Эйдеман Роберт Петрович. После занимаемого поста начальника и комиссара Военной академии им. М.В. Фрунзе в 1932 г. был назначен председателем Центрального совета «Осоавиахима». Боевой путь Р.П. Эйдемана тоже всем был хорошо известен. Мне лично посчастливилось познакомиться с ним в ЦС «Осоавиахима» в Москве при очередном посещении Б. Трама, который занимался вопросами ПВО и ПВХО в добровольном обществе. Все сотрудники Центрального совета, с которыми мне приходилось разговаривать, общественные деятели, которые были в той или иной степени связаны с Центральным советом, были буквально покорены председателем. Мне он тоже очень понравился своим вниманием и умелым решением вопросов. И вдруг – «враг народа»!..

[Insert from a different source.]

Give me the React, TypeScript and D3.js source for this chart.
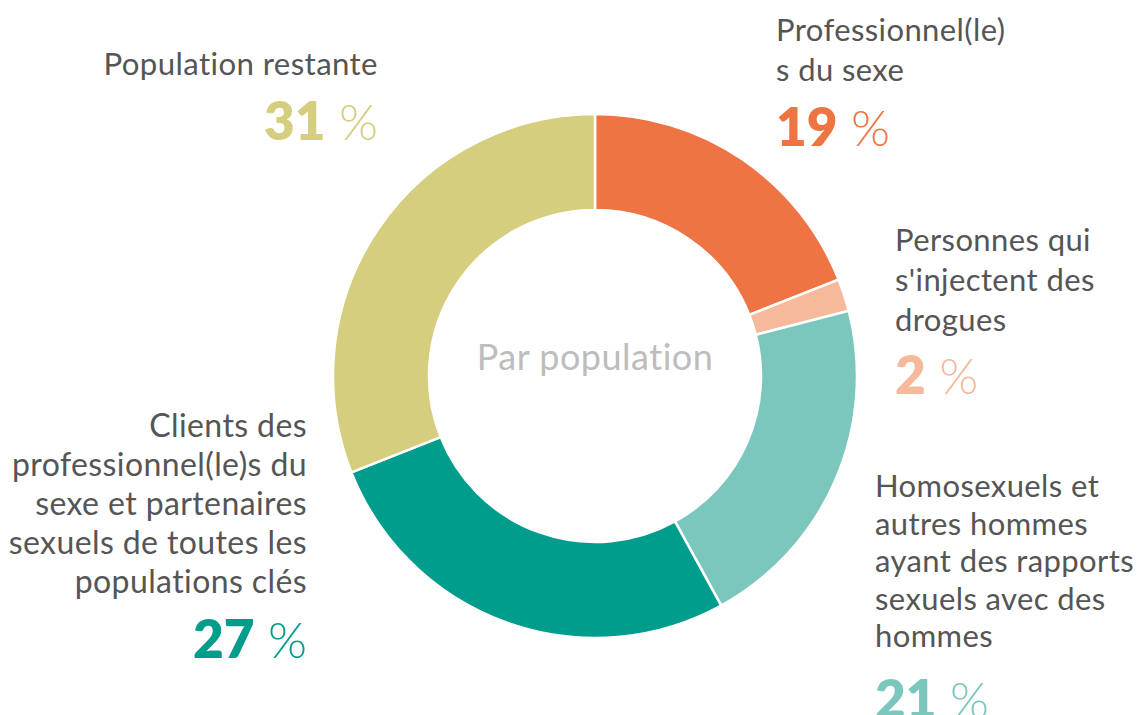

Примаков Виталий Маркович с 1935 г. был заместителем командующего ЛВО. Несколько раз мне посчастливилось видеть его на совещаниях и даже один раз слышать его выступление, которое всем присутствующим понравилось, и после, в кулуарах, мы обсуждали правильность его суждений. И он был... «врагом народа»! Этот прославленный воин и военачальник был очень интересным человеком. Тогда я не знал о нем многого. Не знал, что в 1925–1926 гг. он находился в командировке в Китае. Могу только предположить, что уже в те годы он познакомился, а может быть, подружился с Валентином Константиновичем Блюхером, который находился в Китае в 1924–1927 гг. и являлся главным военным советником революционного правительства. После возвращения из Китая Примаков стал военным дипломатом, он был военным атташе (1927–1930) в Афганистане и Японии. Когда я вернулся из Испании и вскоре узнал, что и Блюхер пал жертвой репрессий 9 ноября 1938 г., не мог понять, как можно объяснить, что «враг народа» Блюхер был участником вынесения приговора «за измену Родине» за полтора года до своей гибели Примакову и другим крупным военачальникам, репрессированным 11 июня 1937 г.